Trotz der Künstlichkeit der Oberflächen und des surrealen, oft absurden Humors, entfalten diese Videos einen zwingenden Sog ins Unbehagliche. Mit ein Grund dafür ist Ed Atkins’ Blick auf die schiere Materialität des menschlichen Körpers und die Frage ihrer Belebung durch digitale Datenströme. Nicht zufällig erscheinen Körper bei ihm oft als weiche Transformatoren, die mit Erinnerungen, Ahnungen oder Verletzungen gefüttert werden, sie in Angst oder Sehnsucht verwandeln, welche sich wiederum in unablässig aus den Augen quellenden Tränen materialisiert oder in anderen Körperflüssigkeiten.

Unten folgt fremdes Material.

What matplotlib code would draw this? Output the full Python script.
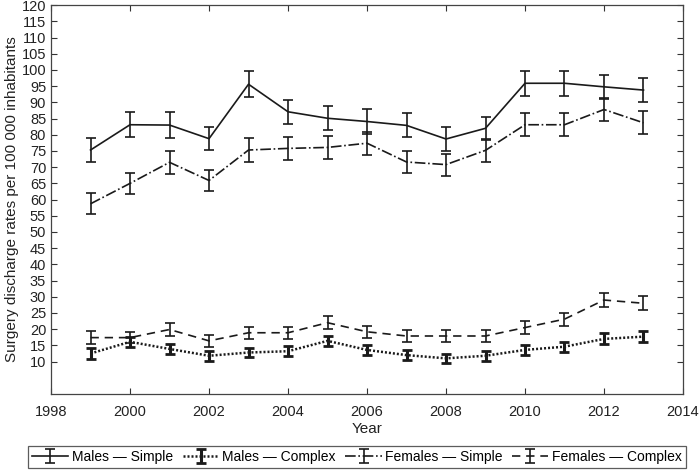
import matplotlib
matplotlib.use("Agg")
import matplotlib.pyplot as plt
import numpy as np

plt.rcParams['font.family'] = ['Liberation Sans', 'DejaVu Sans']

years = list(range(1999, 2014))
males_simple = [75.3, 83.1, 83.0, 78.8, 95.6, 87.1, 85.1, 84.1, 82.9, 78.7, 82.0, 95.9, 95.9, 94.8, 93.8]
males_simple_err = [3.6, 3.9, 3.9, 3.6, 4.0, 3.7, 3.7, 3.8, 3.7, 3.6, 3.6, 3.9, 3.9, 3.8, 3.7]
males_complex = [12.5, 16.1, 13.9, 11.8, 12.8, 13.2, 16.4, 13.6, 12.0, 11.0, 11.8, 13.6, 14.6, 17.0, 17.7]
males_complex_err = [1.6, 1.6, 1.5, 1.5, 1.5, 1.5, 1.6, 1.5, 1.5, 1.4, 1.5, 1.5, 1.6, 1.7, 1.7]
females_simple = [58.7, 65.0, 71.5, 65.9, 75.3, 75.8, 76.1, 77.4, 71.6, 70.8, 75.2, 83.1, 83.1, 87.8, 83.7]
females_simple_err = [3.2, 3.3, 3.5, 3.3, 3.6, 3.6, 3.6, 3.6, 3.5, 3.4, 3.5, 3.6, 3.6, 3.6, 3.6]
females_complex = [17.4, 17.4, 19.9, 16.4, 18.9, 18.9, 22.0, 19.2, 17.9, 17.9, 17.9, 20.5, 23.1, 29.0, 28.0]
females_complex_err = [1.9, 1.8, 1.9, 1.8, 1.9, 1.9, 2.0, 1.9, 1.8, 1.8, 1.8, 1.9, 2.0, 2.3, 2.2]

xticks = list(range(1998, 2015, 2))
yticks = list(range(10, 121, 5))

fig = plt.figure(figsize=(7.0, 4.71), dpi=100)
ax = fig.add_axes([0.0729, 0.1635, 0.9028, 0.8255])

col = '#1a1a1a'
h1 = ax.errorbar(years, males_simple, yerr=males_simple_err, color=col, linestyle='-',
                 linewidth=1.2, elinewidth=1.2, capsize=3.5, capthick=1.2,
                 label='Males \u2014 Simple')
h2 = ax.errorbar(years, males_complex, yerr=males_complex_err, color=col, linestyle=(0, (0.8, 0.8)),
                 linewidth=1.8, elinewidth=2.2, capsize=3.5, capthick=2.0,
                 label='Males \u2014 Complex')
h3 = ax.errorbar(years, females_simple, yerr=females_simple_err, color=col, linestyle='-.',
                 linewidth=1.2, elinewidth=1.2, capsize=3.5, capthick=1.2,
                 label='Females \u2014 Simple')
h4 = ax.errorbar(years, females_complex, yerr=females_complex_err, color=col, linestyle=(0, (5, 3.5)),
                 linewidth=1.2, elinewidth=1.2, capsize=3.5, capthick=1.2,
                 label='Females \u2014 Complex')

ax.set_xlim(1998, 2014)
ax.set_ylim(0, 120)
ax.set_xticks(xticks)
ax.set_yticks(yticks)
ax.tick_params(direction='in', length=4, width=0.8, colors='#333333', labelsize=10.5,
               top=True, right=True, labelcolor='#222222')
ax.tick_params(axis='x', pad=8)
for s in ax.spines.values():
    s.set_color('#444444')
    s.set_linewidth(0.9)

ax.set_xlabel('Year', fontsize=11, color='#222222', labelpad=2)
ax.set_ylabel('Surgery discharge rates per 100 000 inhabitants', fontsize=11, color='#222222', labelpad=2)

leg = fig.legend(handles=[h1, h2, h3, h4], loc='lower center', ncol=4,
                 bbox_to_anchor=(0.51, 0.0), fontsize=10, frameon=True, fancybox=False,
                 edgecolor='#333333', handlelength=2.6, handletextpad=0.25, columnspacing=0.7,
                 borderpad=0.3, borderaxespad=0.2)
leg.get_frame().set_linewidth(0.9)

fig.savefig('out.png', dpi=100)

In „Happy Birthday” etwa stehen dem mit Demenz und Wahrnehmungsstörungen kämpfenden Protagonisten die erbrochenen Erinnerungen bis zum Hals, bevor er darin ertrinkt, in „Hisser” wird er von unendlicher Einsamkeit zu Boden gedrückt, der er sich schließlich singend ergibt. Dass man für diese Figuren fast Mitleid empfindet, gehört durchaus zu Atkins klug kalkuliertem Horror. Denn wer sagt schon, dass selbst offensichtliche Fakes nicht auch echt empfundene Emotionen auslösen können?